Contact-based measurements have not provided accurate estimates of the pressure dependence of viscosity (see [3] for instance). Film thickness is sensitive only to the piezoviscous response near ambient pressure. If a perfect film thickness formula existed and a perfect definition of pressure-viscosity coefficient existed, then for a Newtonian liquid with the idealized compressibility, it would be possible to extract a pressure-viscosity coefficient from a perfect film thickness measurement carried out at perfectly stationary conditions. However, having just the coefficient gives no information regarding the functional form of the pressure-viscosity behavior.

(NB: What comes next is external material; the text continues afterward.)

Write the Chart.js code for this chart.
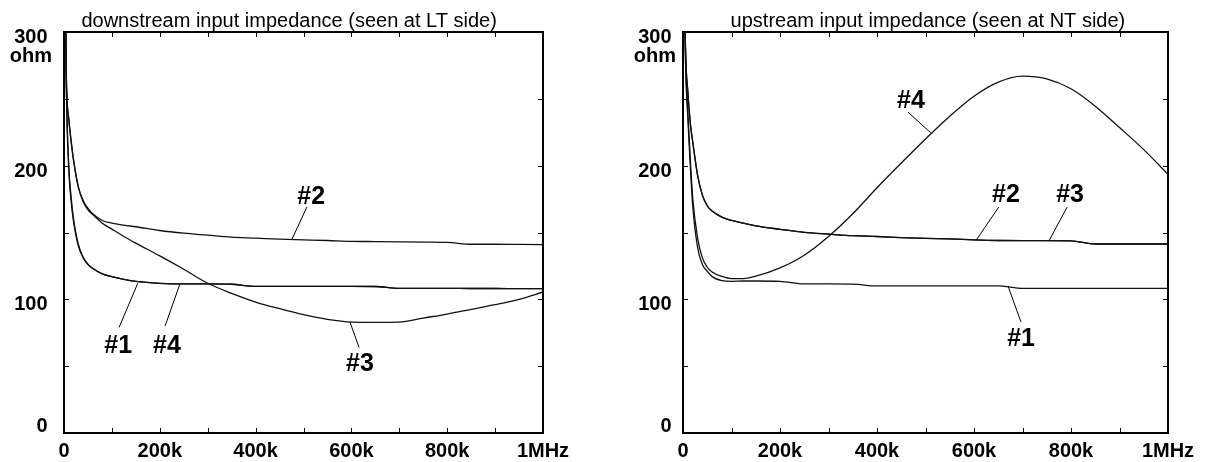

Friction in the very low slide/roll regime is affected by roller elastic creep. At slightly greater slide/roll ratio, a true Newtonian regime may appear; however, it has not proven possible to deconvolve the pressure-viscosity function from friction measurement which is necessarily the average of the local shear stress over an area for which the pressure is variable and the surface not well defined. In the high sliding regime, the details of the piezoviscous response are obscured by thermal and non-Newtonian effects [35].

The departure from exponential pressure dependence is related to fragility, a property which quantifies the rapid increase in the sensitivity of the dynamic properties to changes in temperature and pressure as the glass point is approached from the liquid side. While the pressure fragility is related to the temperature fragility [14], there is no known formula for predicting one from the other.

It should be clear that, had classical EHL employed realistic pressure dependence of viscosity from its beginning, the field would have been in a better position today to solve engineering problems which involve the differences among lubricant chemical structures.